For a time (roughly spanning undergraduate years to two years ago) I thought I readily understood why we have the adjective puritanical. If that perception hadn’t already set in from grade school history, it certainly did while writing a paper on anti-fornication laws for John Demos’ history class as an undergrad.
More recently, I’ve been reading the earliest decisions from a number of colonies. The sheer number of fornication cases brought before the courts suggests to me that everyday behavior did not exactly coordinate with our ideas of the puritanical—although prosecuting the cases is another story.

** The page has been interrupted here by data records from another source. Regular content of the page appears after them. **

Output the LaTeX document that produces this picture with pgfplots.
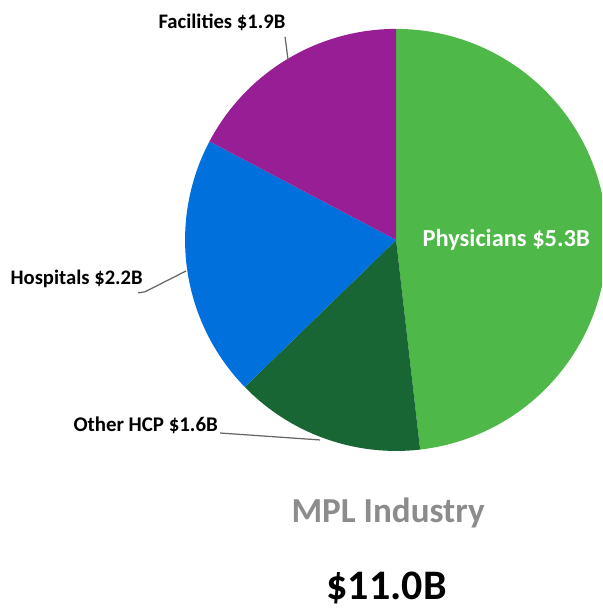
\documentclass[border=0pt]{standalone}
\usepackage{pgfplots}
\pgfplotsset{compat=1.18}
\usepackage{fontspec}
\setmainfont{Carlito}
\definecolor{cPhys}{RGB}{78,184,72}
\definecolor{cOther}{RGB}{24,102,52}
\definecolor{cHosp}{RGB}{0,112,221}
\definecolor{cFac}{RGB}{152,30,150}
\definecolor{cGrayT}{RGB}{140,140,140}
\begin{document}
\begin{tikzpicture}
% slice values ($B)
\pgfmathsetmacro{\vPhys}{5.3}
\pgfmathsetmacro{\vOther}{1.6}
\pgfmathsetmacro{\vHosp}{2.2}
\pgfmathsetmacro{\vFac}{1.9}
\pgfmathsetmacro{\vTot}{\vPhys+\vOther+\vHosp+\vFac}
\pgfmathsetmacro{\aA}{90}
\pgfmathsetmacro{\aB}{\aA-360*\vPhys/\vTot}
\pgfmathsetmacro{\aC}{\aB-360*\vOther/\vTot}
\pgfmathsetmacro{\aD}{\aC-360*\vHosp/\vTot}
\pgfmathsetmacro{\aE}{\aD-360*\vFac/\vTot}
\begin{axis}[
  hide axis, x=3cm, y=3cm,
  xmin=-1.877, xmax=0.976, ymin=-1.749, ymax=1.137,
  clip=true,
  samples=120, variable=\t,
]
\addplot[fill=cPhys, draw=none, domain=\aB:\aA] ({cos(t)},{sin(t)}) -- (axis cs:0,0) -- cycle;
\addplot[fill=cOther, draw=none, domain=\aC:\aB] ({cos(t)},{sin(t)}) -- (axis cs:0,0) -- cycle;
\addplot[fill=cHosp, draw=none, domain=\aD:\aC] ({cos(t)},{sin(t)}) -- (axis cs:0,0) -- cycle;
\addplot[fill=cFac, draw=none, domain=\aE:\aD] ({cos(t)},{sin(t)}) -- (axis cs:0,0) -- cycle;
% leader lines
\addplot[gray!80!black, line width=0.5pt] coordinates {(-0.526,0.962) (-0.512,0.853)};
\addplot[gray!80!black, line width=0.5pt] coordinates {(-1.223,-0.251) (-1.190,-0.246) (-0.995,-0.147)};
\addplot[gray!80!black, line width=0.5pt] coordinates {(-0.834,-0.915) (-0.360,-0.948)};
% labels
\node[anchor=base west, inner sep=0pt, font=\bfseries\fontsize{8.35}{10}\selectfont] at (axis cs:-1.128,1.0) {Facilities \$1.9B};
\node[anchor=base west, inner sep=0pt, font=\bfseries\fontsize{8.35}{10}\selectfont] at (axis cs:-1.829,-0.213) {Hospitals \$2.2B};
\node[anchor=base west, inner sep=0pt, font=\bfseries\fontsize{8.45}{10}\selectfont] at (axis cs:-1.531,-0.910) {Other HCP \$1.6B};
\node[anchor=base west, inner sep=0pt, text=white, font=\bfseries\fontsize{9.9}{12}\selectfont] at (axis cs:0.123,-0.033) {Physicians \$5.3B};
\node[anchor=base, inner sep=0pt, text=cGrayT, font=\bfseries\fontsize{14.2}{17}\selectfont] at (axis cs:-0.038,-1.341) {MPL Industry};
\node[anchor=base, inner sep=0pt, font=\bfseries\fontsize{17}{20}\selectfont] at (axis cs:-0.045,-1.706) {\$11.0B};
\end{axis}
\pgfresetboundingbox
\useasboundingbox (current axis.south west) rectangle (current axis.north east);
\end{tikzpicture}
\end{document}
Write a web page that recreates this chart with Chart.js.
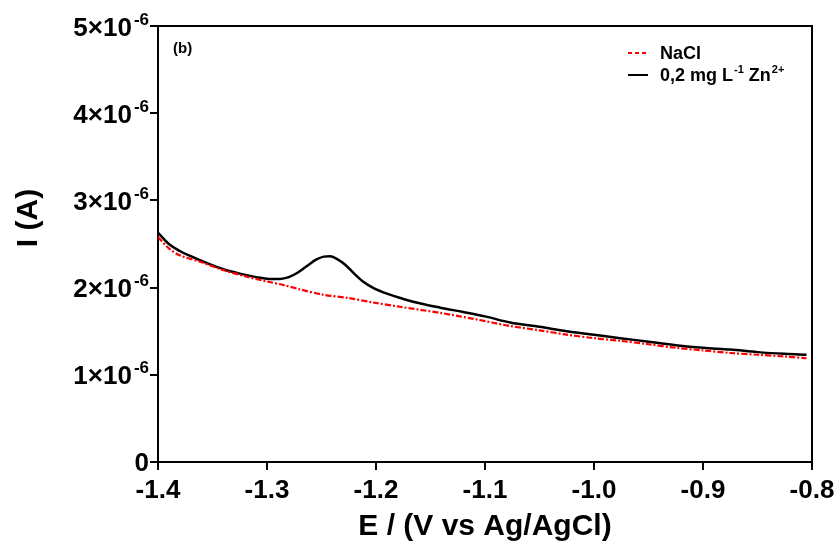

Among the strict behavior restrictions was one on chewing tobacco. The photo, taken from an early Connecticut law book, is a lovely example. I wonder, though, if such laws were as common (or commonly enforced) in the southern colonies, such as Virginia, where tobacco was a significant crop. Of course, the irony is that we almost forbid chewing tobacco now through public pressure--a long way from the not too distant days when an upper level Kennedy administrator was gifted with a spittoon. Not that I think that’s a bad thing. Only an interesting example of an early Connecticut law that was once thought absurd and now seems much more reasonable. Although the reasons behind the law and current social customs likely differ, it makes me wonder how fair it is to use puritanical (especially with any smugness) when we think of early legal history.